The common theme in all the urgency was that everyone wanted advice. Buy…sell…hold, didn’t really matter. Although investing is completely dependant on everyone’s personal situation, needs & tolerance for risk – that didn’t stop fear & emotion from reeking havoc in the financial markets and with people’s portfolios. Reminders of 9/11, 1987…people quoting commentaries from media sources, online blogs and even their advisors all contributed to the escalating worry.
I replied to some emails, returned calls to friends, checked my accounts, noted what limit orders had gone through (setup prior to vacation) and then spent about an hour doing screens, checking my watchlists & reading over the comments of varying “professionals” from the past week.

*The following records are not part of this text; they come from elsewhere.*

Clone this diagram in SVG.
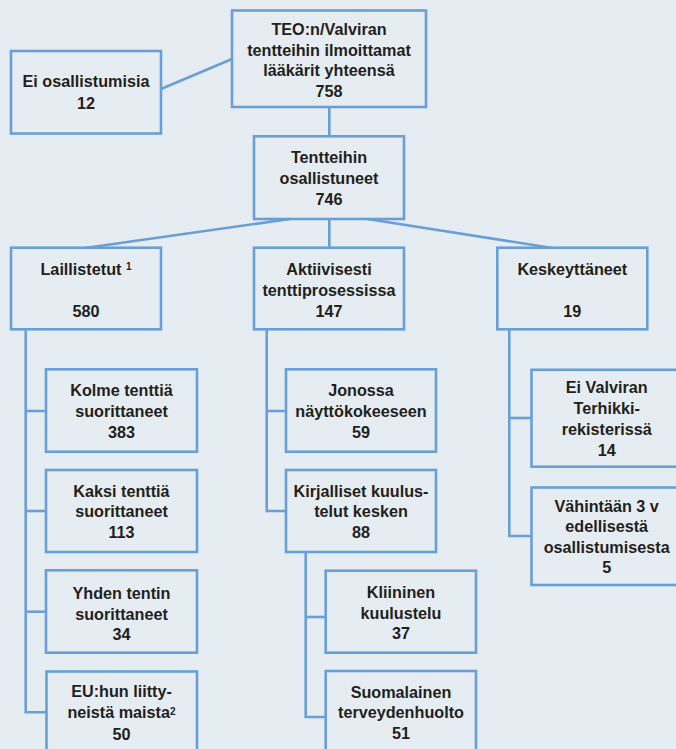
<svg xmlns="http://www.w3.org/2000/svg" width="676" height="749" viewBox="0 0 676 749">
<style>
.bg{fill:#e6edf2}
.box{fill:#e6edf2;stroke:#6a9fd6;stroke-width:2.6}
.ln{fill:none;stroke:#6a9fd6;stroke-width:2.6}
text{font-family:"Liberation Sans",Arial,sans-serif;font-weight:bold;font-size:16.2px;fill:#231f20;text-anchor:middle}
.sup{font-size:10px}
</style>
<rect class="bg" x="0" y="0" width="676" height="749"/>
<g id="connectors">
<line class="ln" x1="161" y1="89" x2="232" y2="59"/>
<line class="ln" x1="329.3" y1="107" x2="329.3" y2="136"/>
<line class="ln" x1="290" y1="219" x2="85" y2="248"/>
<line class="ln" x1="329.3" y1="219" x2="329.3" y2="248"/>
<line class="ln" x1="367.5" y1="219" x2="552.5" y2="248"/>
<polyline class="ln" points="25.7,329 25.7,712.3 46,712.3"/>
<line class="ln" x1="25.7" y1="411" x2="46" y2="411"/>
<line class="ln" x1="25.7" y1="511" x2="46" y2="511"/>
<line class="ln" x1="25.7" y1="611.7" x2="46" y2="611.7"/>
<polyline class="ln" points="266.7,329 266.7,511 286,511"/>
<line class="ln" x1="266.7" y1="411" x2="286" y2="411"/>
<polyline class="ln" points="305.7,552 305.7,717 326,717"/>
<line class="ln" x1="305.7" y1="617" x2="326" y2="617"/>
<polyline class="ln" points="509.3,329 509.3,536 531,536"/>
<line class="ln" x1="509.3" y1="418" x2="531" y2="418"/>
</g>
<g id="n-total">
<rect class="box" x="232" y="10.5" width="194" height="96.5"/>
<text x="329" y="35">TEO:n/Valviran</text>
<text x="329" y="55.5">tentteihin ilmoittamat</text>
<text x="329" y="76">lääkärit yhteensä</text>
<text x="329" y="96.5">758</text>
</g>
<g id="n-ei-osallistumisia">
<rect class="box" x="11" y="51" width="150" height="82.5"/>
<text x="86" y="87.3">Ei osallistumisia</text>
<text x="86" y="109">12</text>
</g>
<g id="n-osallistuneet">
<rect class="box" x="254" y="136.3" width="150" height="82.7"/>
<text x="329" y="163.3">Tentteihin</text>
<text x="329" y="184.3">osallistuneet</text>
<text x="329" y="204.7">746</text>
</g>
<g id="n-laillistetut">
<rect class="box" x="11" y="247.7" width="150" height="81.6"/>
<text x="86" y="275">Laillistetut <tspan class="sup" dy="-5">1</tspan></text>
<text x="86" y="316.7">580</text>
</g>
<g id="n-aktiivisesti">
<rect class="box" x="254" y="247.7" width="150" height="81.6"/>
<text x="329" y="275">Aktiivisesti</text>
<text x="329" y="296">tenttiprosessissa</text>
<text x="329" y="316.7">147</text>
</g>
<g id="n-keskeyttaneet">
<rect class="box" x="497.3" y="247.7" width="150" height="81.6"/>
<text x="572.3" y="275">Keskeyttäneet</text>
<text x="572.3" y="316.7">19</text>
</g>
<g id="n-kolme">
<rect class="box" x="46" y="369.3" width="151" height="82.4"/>
<text x="121.5" y="396">Kolme tenttiä</text>
<text x="121.5" y="417.3">suorittaneet</text>
<text x="121.5" y="438.3">383</text>
</g>
<g id="n-kaksi">
<rect class="box" x="46" y="470" width="151" height="82"/>
<text x="121.5" y="496.7">Kaksi tenttiä</text>
<text x="121.5" y="517.3">suorittaneet</text>
<text x="121.5" y="538.3">113</text>
</g>
<g id="n-yhden">
<rect class="box" x="46" y="570.3" width="151" height="82.4"/>
<text x="121.5" y="599">Yhden tentin</text>
<text x="121.5" y="619.5">suorittaneet</text>
<text x="121.5" y="640">34</text>
</g>
<g id="n-eu">
<rect class="box" x="46.5" y="671.5" width="150.5" height="83"/>
<text x="121.5" y="697.3">EU:hun liitty-</text>
<text x="121.5" y="718.3">neistä maista<tspan class="sup" dy="-3.5">2</tspan></text>
<text x="121.5" y="740">50</text>
</g>
<g id="n-jonossa">
<rect class="box" x="286" y="369.3" width="150" height="82.4"/>
<text x="361" y="396">Jonossa</text>
<text x="361" y="417.3">näyttökokeeseen</text>
<text x="361" y="438.3">59</text>
</g>
<g id="n-kirjalliset">
<rect class="box" x="286" y="470" width="150" height="82"/>
<text x="361" y="496.7">Kirjalliset kuulus-</text>
<text x="361" y="517.3">telut kesken</text>
<text x="361" y="538.3">88</text>
</g>
<g id="n-kliininen">
<rect class="box" x="325.7" y="570.7" width="150.3" height="82"/>
<text x="401" y="598.3">Kliininen</text>
<text x="401" y="619">kuulustelu</text>
<text x="401" y="639.3">37</text>
</g>
<g id="n-suomalainen">
<rect class="box" x="325.7" y="671" width="150.3" height="83"/>
<text x="401" y="697.7">Suomalainen</text>
<text x="401" y="718.3">terveydenhuolto</text>
<text x="401" y="739.3">51</text>
</g>
<g id="n-ei-valviran">
<rect class="box" x="531.5" y="369.8" width="150" height="96.9"/>
<text x="606.7" y="393.3">Ei Valviran</text>
<text x="606.7" y="414.3">Terhikki-</text>
<text x="606.7" y="435">rekisterissä</text>
<text x="606.7" y="456">14</text>
</g>
<g id="n-vahintaan">
<rect class="box" x="531.5" y="487.5" width="150" height="97.5"/>
<text x="606.7" y="511.7">Vähintään 3 v</text>
<text x="606.7" y="532.3">edellisestä</text>
<text x="606.7" y="553.3">osallistumisesta</text>
<text x="606.7" y="573.3">5</text>
</g>
</svg>
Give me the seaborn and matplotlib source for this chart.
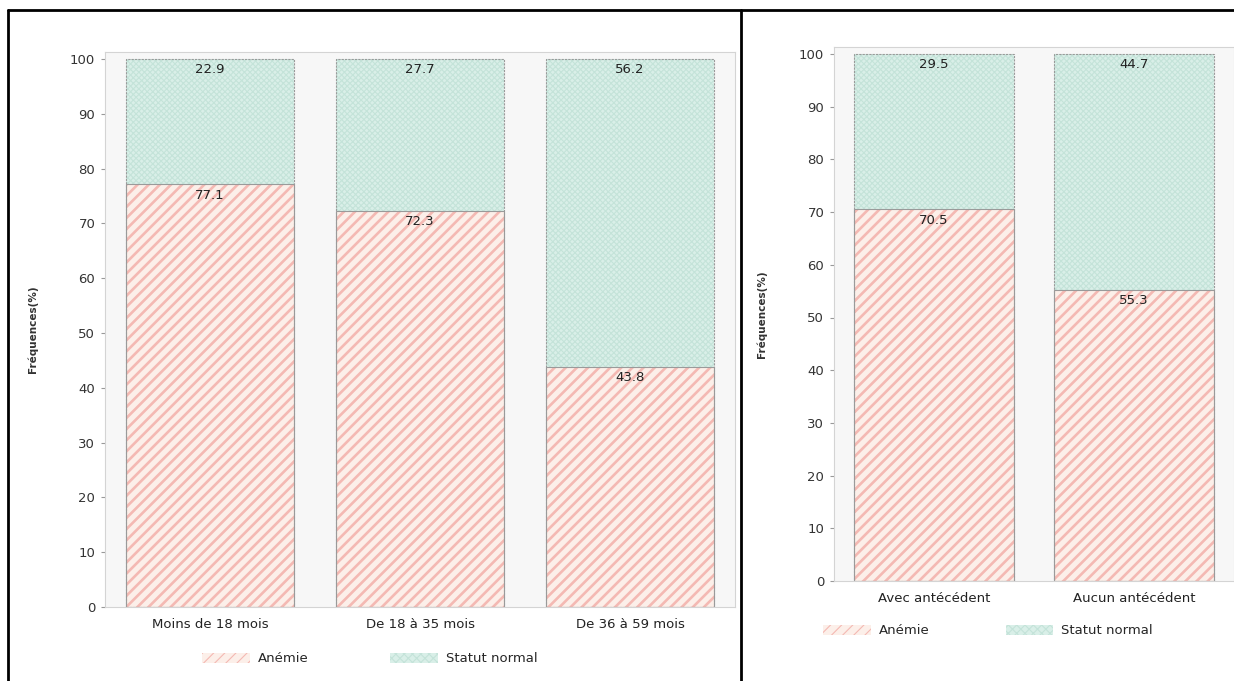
import matplotlib
matplotlib.use("Agg")
import matplotlib.pyplot as plt
import seaborn as sns
from matplotlib.patches import Patch
from matplotlib.lines import Line2D

# ---- data ----
age_cats = ["Moins de 18 mois", "De 18 à 35 mois", "De 36 à 59 mois"]
age_anemie = [77.1, 72.3, 43.8]
age_normal = [22.9, 27.7, 56.2]

ant_cats = ["Avec antécédent", "Aucun antécédent"]
ant_anemie = [70.5, 55.3]
ant_normal = [29.5, 44.7]

legend_labels = ["Anémie", "Statut normal"]
ylabel = "Fréquences(%)"
yticks = [0, 10, 20, 30, 40, 50, 60, 70, 80, 90, 100]

# ---- style ----
sns.set_style("white")
plt.rcParams["font.family"] = ["DejaVu Sans"]
ANEM_FACE = "#fcefe9"
ANEM_HATCH = "#f4b9b3"
NORM_FACE = "#d9efe8"
NORM_HATCH = "#c4e3d9"
EDGE = "#9a9a9a"
AX_BG = "#f7f7f7"
SPINE = "#d4d4d4"

W, H = 1234, 681
fig = plt.figure(figsize=(W / 100, H / 100), dpi=100)


def draw_panel(ax, cats, anem, norm, top, ylab_x):
    totals = [a + n for a, n in zip(anem, norm)]
    ax.set_facecolor(AX_BG)
    # normal (stacked on top): draw full totals first
    plt.rcParams["hatch.linewidth"] = 0.8
    sns.barplot(x=cats, y=totals, ax=ax, color=NORM_FACE, width=0.8,
                hatch="xxxxxx", edgecolor=NORM_HATCH, linewidth=0,
                saturation=1)
    plt.rcParams["hatch.linewidth"] = 1.9
    sns.barplot(x=cats, y=anem, ax=ax, color=ANEM_FACE, width=0.8,
                hatch="///", edgecolor=ANEM_HATCH, linewidth=0,
                saturation=1)
    # outlines
    sns.barplot(x=cats, y=totals, ax=ax, fill=False, width=0.8,
                edgecolor=EDGE, linewidth=0.8, linestyle=(0, (2, 1)))
    sns.barplot(x=cats, y=anem, ax=ax, fill=False, width=0.8,
                edgecolor=EDGE, linewidth=0.8)
    # value labels at top of each segment
    for i, (a, t, n) in enumerate(zip(anem, totals, norm)):
        ax.annotate(f"{a:.1f}", (i, a), xytext=(0, -3), textcoords="offset points",
                    ha="center", va="top", fontsize=9.5, color="#222222")
        ax.annotate(f"{n:.1f}", (i, t), xytext=(0, -3), textcoords="offset points",
                    ha="center", va="top", fontsize=9.5, color="#222222")
    ax.set_ylim(0, top)
    ax.set_xlim(-0.5, len(cats) - 0.5)
    ax.set_yticks(yticks)
    ax.tick_params(axis="y", labelsize=9.5, length=3, color="#999999",
                   left=True, pad=4, labelcolor="#333333")
    ax.tick_params(axis="x", labelsize=9.5, length=0, pad=8, labelcolor="#222222")
    ax.set_xlabel("")
    ax.set_ylabel(ylabel, fontsize=7.5, fontweight="bold", color="#333333")
    ax.yaxis.set_label_coords(ylab_x, 0.5)
    for s in ax.spines.values():
        s.set_color(SPINE)
        s.set_linewidth(0.8)


def legend_handles():
    plt.rcParams["hatch.linewidth"] = 1.5
    h1 = Patch(facecolor=ANEM_FACE, edgecolor=ANEM_HATCH, hatch="///", linewidth=0)
    plt.rcParams["hatch.linewidth"] = 0.8
    h2 = Patch(facecolor=NORM_FACE, edgecolor=NORM_HATCH, hatch="xxxx", linewidth=0)
    return [h1, h2]


# left panel
axL = fig.add_axes([105 / W, 1 - 607 / H, 630 / W, 555 / H])
draw_panel(axL, age_cats, age_anemie, age_normal, 100 * 555 / 548, -0.106)
axL.legend(legend_handles(), legend_labels, loc="center", ncol=2, frameon=False,
           bbox_to_anchor=(370 / W, 1 - 659 / H), bbox_transform=fig.transFigure,
           fontsize=9.5, handlelength=3.6, handleheight=0.7, columnspacing=6.2,
           handletextpad=0.6)

# right panel
axR = fig.add_axes([834 / W, 1 - 581 / H, 400 / W, 534 / H])
draw_panel(axR, ant_cats, ant_anemie, ant_normal, 100 * 534 / 527, -0.1675)
axR.legend(legend_handles(), legend_labels, loc="center", ncol=2, frameon=False,
           bbox_to_anchor=(988 / W, 1 - 631 / H), bbox_transform=fig.transFigure,
           fontsize=9.5, handlelength=3.6, handleheight=0.7, columnspacing=5.8,
           handletextpad=0.6)

# table borders
for xs, ys in [([8, W], [10, 10]), ([8, 8], [10, H]), ([741, 741], [10, H])]:
    fig.add_artist(Line2D([x / W for x in xs], [1 - y / H for y in ys],
                          transform=fig.transFigure, color="black", linewidth=2))

fig.savefig("out.png", dpi=100)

After holding onto a return of 26% YTD and sitting at just over 20% cash…I haven’t done a single thing since. Except for a few rare opportunities that I took advantage of, the environment today hasn’t changed much since the 500+ drop in the TSX last week. It is my opinion that there’s nothing present today that will suspend the volatility of the market. No quick fix interest rate cut that can curb anxieties and it’s certainly not the end to this appreciating market. The fundamentals in our country at the moment remain favourable and the economy as a whole has little disparity between a wide range of important economic factors. My own simple realization and continued opinion is that valuations of securities were not in sync with the amount of risk present in the market. Bottom line: people got greedy. Just as with the Tech Bubble and all other major corrections prior, the market woke up and realized that the risk/return balance was wildly skewed to one side and it reacted accordingly.
Is there value? – Yes
Is the volatility over? – Not even close
Have we hit an intermediate bottom? – I honestly have no idea
At times like this I focus entirely on quality, forward vision and sticking to what I do best. I recognize favourable opportunities, take important note of fundamentals and if valuations are attractive…I consider my next move. I consult my Value Rules, look over my S.A.’s of stocks on my watchlist and ensure my MoS is adequate for the security I’m considering to purchase.
I’ll continue to wait, watch and make specific entries into positions I feel hold value over the next while. But I certainly feel that we haven’t seen the worst of it. But, if there is exposure to significant risk that the market has yet to realize, the situation may be very different from even what we’ve experienced so far.
Advice to readers: Stick to your style, plan and objectives and invest appropriately. For my own personal situation, some stocks may be at levels that offer incentives greater than those to other investors. Sometimes with so much confusion, focusing on your own situation is a much easier way to deal with a volatile market than to constantly worry about all the additional factors that influence the market.
*For the Boyz…what DID I buy with those limit orders?…SECRET, but some pretty sweet stocks for that early retirement party*
**And if anyone cares….7lb Largemouth & 45″ Lunge were the biggest fish caught by yours truly**
I don’t care about the damn fish..what stocks did you buy?
I bought BNS at $47.50 and more YLO.UN at 12.63.
Figured you’d be one of the ones wondering what I was busy doing through all of this…
I’ll assume you’re interest was strictly the DivG type stocks
Limit Order’s got me:
TD($65), CNR($50), MFC($36.50), RY($51), SLF($48) & BNS($48)
TD & CNR are new additions…the others I already held so I only lowered/adjusted my cost.
I missed BMO by around $1…not a big deal though.